PA-C stands for Physician Assistant-Certified. It’s a credential held by physician assistants who have passed a national certification exam and continue to meet ongoing education and testing requirements. When you see “PA-C” after a healthcare provider’s name, it means they’ve completed an accredited graduate program, passed the Physician Assistant National Certifying Examination (PANCE), and are actively maintaining their certification. The “C” distinguishes them from PA graduates who haven’t yet certified or whose certification has lapsed.
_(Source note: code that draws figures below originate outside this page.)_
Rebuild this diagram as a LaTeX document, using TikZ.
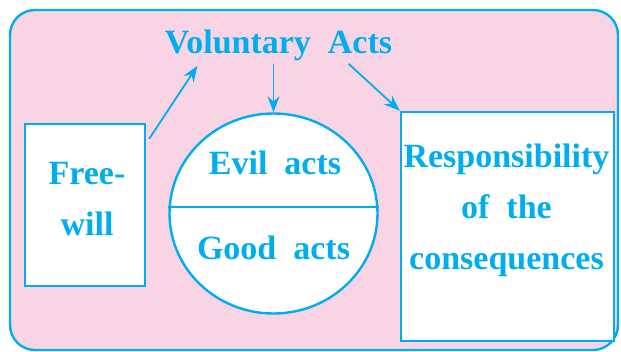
\documentclass[tikz,border=0pt]{standalone}
\usepackage{fontspec}
\setmainfont{Liberation Serif}[WordSpace=2]
\usetikzlibrary{arrows.meta,shapes.geometric}
\definecolor{skyblue}{HTML}{00AEEF}
\definecolor{rosepink}{HTML}{F9D4E5}

\begin{document}
\begin{tikzpicture}[x=0.5pt, y=-0.5pt,
  txt/.style={text=skyblue, font=\bfseries\fontsize{17}{25.5}\selectfont, inner sep=0pt, align=center},
  box/.style={draw=skyblue, line width=1.2pt, fill=white, inner sep=0pt},
  arr/.style={draw=skyblue, line width=0.9pt, -{Stealth[length=8pt,width=6pt]}}]

\useasboundingbox (0,0) rectangle (621,352);
\draw[draw=skyblue, fill=rosepink, line width=1.2pt, rounded corners=12.5pt] (10,10) rectangle (618,350);

\node[txt, anchor=base] (vol) at (278.5,54) {Voluntary Acts};

\node[box, minimum width=60pt, minimum height=81pt] (fw) at (85,205) {};
\node[txt, anchor=base] (fwtxt) at (87,236) {Free-\\will};

\node[box, ellipse, minimum width=104pt, minimum height=100pt] (acts) at (273.5,213.5) {};
\draw[draw=skyblue, line width=1.2pt] ([shift={(0,-6.5)}]acts.west) -- ([shift={(0,-6.5)}]acts.east);
\node[txt, anchor=base] (evil) at (275,175) {Evil acts};
\node[txt, anchor=base] (good) at (273.5,260) {Good acts};

\node[box, minimum width=106.5pt, minimum height=114.5pt] (resp) at (507.5,226.5) {};
\node[txt, anchor=base] (resptxt) at (506.5,270) {Responsibility\\of the\\consequences};

% arrows
\draw[arr] ([shift={(3,16)}]fw.north east) -- ([shift={(33,4)}]vol.south west);
\draw[arr] ([shift={(-5,2)}]vol.south) -- (acts.north);
\draw[arr] ([shift={(-44,2)}]vol.south east) -- (resp.north west);

\end{tikzpicture}
\end{document}
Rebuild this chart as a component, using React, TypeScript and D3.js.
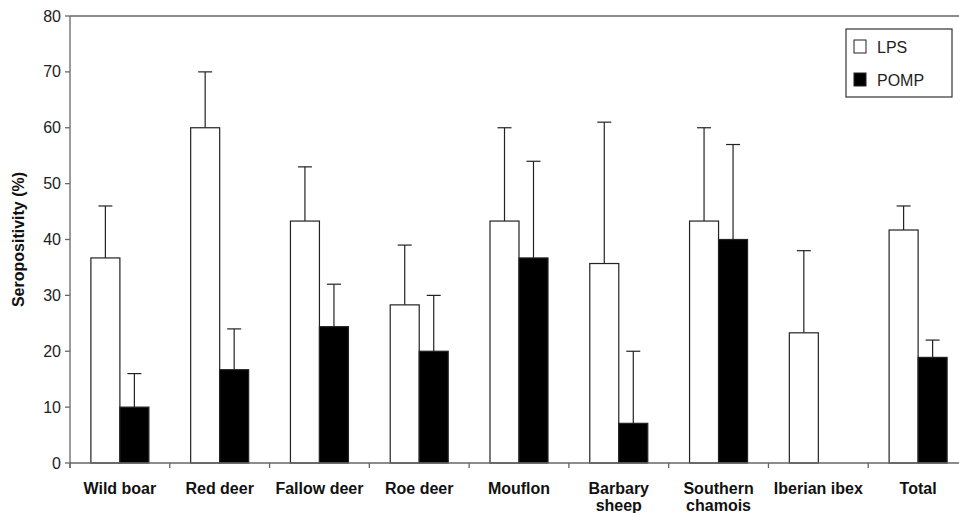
import { scaleBand, scaleLinear } from 'd3';

const width = 959;
const height = 513;
const margin = { top: 16, left: 70, bottom: 50 };
const plotRight = 968;

const categories = [
  'Wild boar',
  'Red deer',
  'Fallow deer',
  'Roe deer',
  'Mouflon',
  'Barbary sheep',
  'Southern chamois',
  'Iberian ibex',
  'Total',
];
const labelLines = [
  ['Wild boar'],
  ['Red deer'],
  ['Fallow deer'],
  ['Roe deer'],
  ['Mouflon'],
  ['Barbary', 'sheep'],
  ['Southern', 'chamois'],
  ['Iberian ibex'],
  ['Total'],
];
const series = ['LPS', 'POMP'];
const lpsValues = [36.7, 60, 43.3, 28.3, 43.3, 35.7, 43.3, 23.3, 41.7];
const lpsUpper = [46, 70, 53, 39, 60, 61, 60, 38, 46];
const pompValues = [10, 16.7, 24.4, 20, 36.7, 7.1, 40, 0, 18.9];
const pompUpper = [16, 24, 32, 30, 54, 20, 57, null, 22];
const yTicks = [0, 10, 20, 30, 40, 50, 60, 70, 80];

const fills = ['#fff', '#000'];
const font = 'Liberation Sans, Arial, sans-serif';

const App = () => {
  const innerBottom = height - margin.bottom;
  const x = scaleBand<string>()
    .domain(categories)
    .range([margin.left, plotRight])
    .paddingInner(0)
    .paddingOuter(0);
  const y = scaleLinear().domain([0, 80]).range([innerBottom, margin.top]);
  const barW = 29;

  const rows = [
    { values: lpsValues, upper: lpsUpper },
    { values: pompValues, upper: pompUpper },
  ];

  return (
    <svg
      width={width}
      height={height}
      style={{ position: 'absolute', left: 0, top: 0, background: '#fff' }}
      fontFamily={font}
    >
      {/* frame top line */}
      <line x1={margin.left} x2={width} y1={y(80)} y2={y(80)} stroke="#666" strokeWidth={1.3} />
      {/* bars + error bars */}
      {rows.map((r, si) =>
        categories.map((c, i) => {
          const v = r.values[i];
          const up = r.upper[i];
          const cx = x(c)! + x.bandwidth() / 2;
          const bx = cx - barW + si * barW;
          const mid = bx + barW / 2;
          return (
            <g key={`${si}-${i}`}>
              {up != null && (
                <>
                  <line x1={mid} x2={mid} y1={y(v)} y2={y(up)} stroke="#222" strokeWidth={1.2} />
                  <line x1={mid - 7} x2={mid + 7} y1={y(up)} y2={y(up)} stroke="#222" strokeWidth={1.2} />
                </>
              )}
              {v > 0 && (
                <rect
                  x={bx}
                  y={y(v)}
                  width={barW}
                  height={y(0) - y(v)}
                  fill={fills[si]}
                  stroke="#222"
                  strokeWidth={1.2}
                />
              )}
            </g>
          );
        })
      )}
      {/* y axis */}
      <line x1={margin.left} x2={margin.left} y1={y(80)} y2={y(0) + 5} stroke="#666" strokeWidth={1.3} />
      {yTicks.map(t => (
        <g key={t}>
          <line x1={margin.left - 5} x2={margin.left} y1={y(t)} y2={y(t)} stroke="#666" strokeWidth={1.3} />
          <text x={margin.left - 9} y={y(t)} dy=".35em" textAnchor="end" fontSize={16} fill="#222">
            {t}
          </text>
        </g>
      ))}
      {/* x axis */}
      <line x1={margin.left} x2={width} y1={y(0)} y2={y(0)} stroke="#666" strokeWidth={1.3} />
      {categories.map((c, i) => (
        <g key={c}>
          <line x1={x(c)!} x2={x(c)!} y1={y(0)} y2={y(0) + 5} stroke="#666" strokeWidth={1.3} />
          {labelLines[i].map((l, j) => (
            <text
              key={l}
              x={x(c)! + x.bandwidth() / 2}
              y={y(0) + 31 + j * 17}
              textAnchor="middle"
              fontSize={16}
              fontWeight="bold"
              fill="#111"
            >
              {l}
            </text>
          ))}
        </g>
      ))}
      <text
        transform={`translate(24,${(y(0) + y(80)) / 2}) rotate(-90)`}
        textAnchor="middle"
        fontSize={16}
        fontWeight="bold"
        fill="#111"
      >
        Seropositivity (%)
      </text>
      {/* legend */}
      <rect x={846} y={29} width={106} height={68} fill="#fff" stroke="#333" strokeWidth={1.2} />
      {series.map((s, i) => (
        <g key={s} transform={`translate(854,${40 + i * 33})`}>
          <rect x={0} y={0} width={12} height={13} fill={fills[i]} stroke="#222" strokeWidth={1} />
          <text x={23} y={7} dy=".35em" fontSize={16} fill="#222">
            {s}
          </text>
        </g>
      ))}
    </svg>
  );
};

export default App;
What the “Certified” Part Means
The term “PA” refers broadly to anyone trained as a physician assistant. The “C” is added only after a graduate passes the PANCE, a national exam administered by the National Commission on Certification of Physician Assistants (NCCPA). According to the Physician Assistant History Society, the PA-C title is “a mark of professional accomplishment, indicating the achievement and maintenance of established levels of knowledge and clinical skills.” In practical terms, it’s the credential that allows a PA to practice clinically and hold a state license.
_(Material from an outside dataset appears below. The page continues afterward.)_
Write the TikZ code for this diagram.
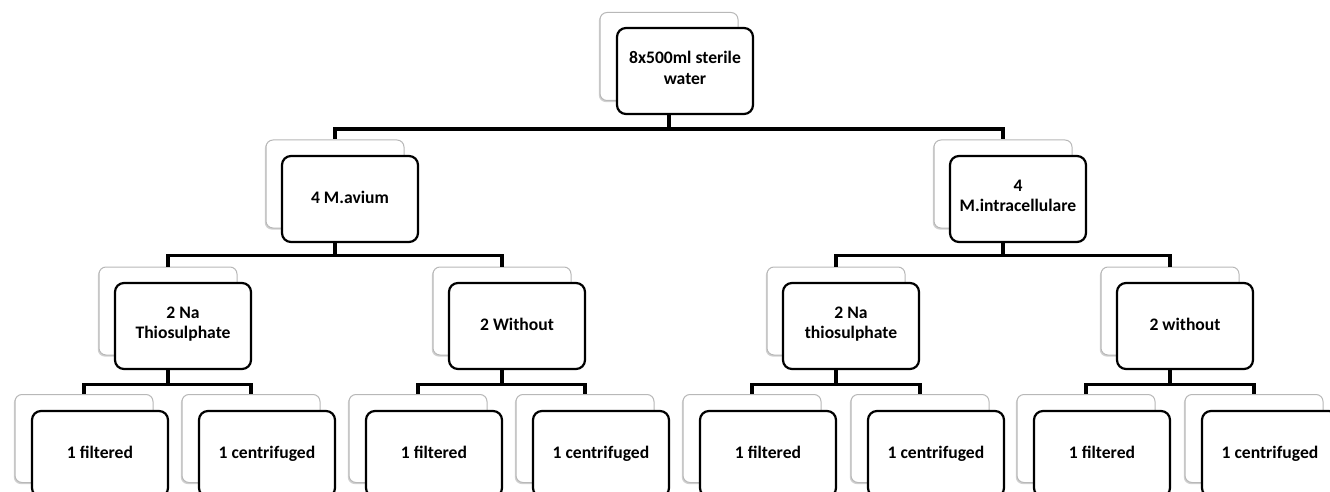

Eligibility for the exam is straightforward but strict. You must graduate from a PA program accredited by the Accreditation Review Commission on Education for the Physician Assistant (ARC-PA). From there, you have six years and six attempts to pass the PANCE. If you exhaust either limit without passing, the only path forward is completing an entire accredited PA program again from scratch.
Education and Training
PA programs award a master’s degree and are designed to mirror the medical education model on a compressed timeline. The ARC-PA requires programs to maintain a “high level of academic rigor” and mandates that the sponsoring institution be authorized to confer a master’s degree upon its graduates.
Clinical training covers a broad range of medical disciplines. Students complete supervised clinical rotations in family medicine, emergency medicine, internal medicine (including elderly patients), surgery, pediatrics, women’s health, and behavioral and mental health care. Rather than requiring a specific number of clinical hours, the accreditation standards focus on learning outcomes: students must demonstrate competence in preventive, acute, and chronic patient encounters before graduating. Most programs run about 27 months total, though this can vary.
What a PA-C Can Do
PA-Cs function as licensed clinicians. They conduct physical exams, diagnose conditions, order and interpret diagnostic tests, develop treatment plans, and prescribe medications. In most states, they can prescribe controlled substances, though the specifics vary. Arizona, Illinois, Montana, North Carolina, Pennsylvania, and South Dakota limit Schedule II prescriptions (drugs like certain opioids and stimulants) to a 30-day supply. Georgia and Texas restrict PA-Cs from prescribing Schedule II drugs entirely but allow Schedule III through V. Florida doesn’t allow PA-Cs to prescribe general anesthetics or psychiatric medications for patients under 18.
The level of physician oversight also varies by state. Traditionally, all PA-Cs practiced under some form of physician supervision. That’s been shifting since 2017, when the American Academy of PAs adopted its Optimal Team Practice policy, which encourages states to eliminate legal requirements that PAs maintain a specific supervisory relationship with a particular physician. Several states have since updated their laws, though many still require a collaborative or supervisory agreement.
Where PA-Cs Work
PA-Cs practice across nearly every medical specialty. Their clinical rotations expose them to a wide range of disciplines, and many go on to specialize in areas like orthopedics, dermatology, cardiology, or emergency medicine through on-the-job training or postgraduate fellowships. Common work settings include hospitals, outpatient clinics, urgent care centers, surgical practices, and primary care offices. In rural or underserved areas, PA-Cs often serve as the primary point of care for patients who might otherwise lack access to a physician.
Keeping the Certification Active
Earning the PA-C credential isn’t a one-time event. Certification runs on a 10-year cycle with ongoing requirements built in. Every two years within that cycle, a PA-C must earn and log at least 100 continuing medical education (CME) credits, with at least half coming from more rigorous “Category 1” sources like accredited courses and conferences.
The recertification exam comes in two formats, both costing $350. The traditional option, PANRE, is a single-sitting exam taken at a testing center during the 9th or 10th year of the cycle. It consists of 240 questions across four blocks, with four hours of testing time. The newer alternative, PANRE-LA, spreads the assessment across years 7 through 9 in quarterly installments of 25 questions each. You get five minutes per question and can use reference materials while answering. Your final score is based on your best eight quarters, and you can skip up to four quarters along the way. If you don’t pass the longitudinal version, you still get three attempts at the traditional exam in year 10 before your certification expires.
Career Outlook and Pay
The PA profession is one of the fastest-growing in healthcare. The Bureau of Labor Statistics projects 20 percent employment growth from 2024 to 2034, far outpacing the average across all occupations. The median annual wage was $133,260 as of May 2024. Salaries vary by specialty, geographic location, and experience, with surgical and emergency medicine PA-Cs typically earning above the median and primary care roles sometimes falling below it.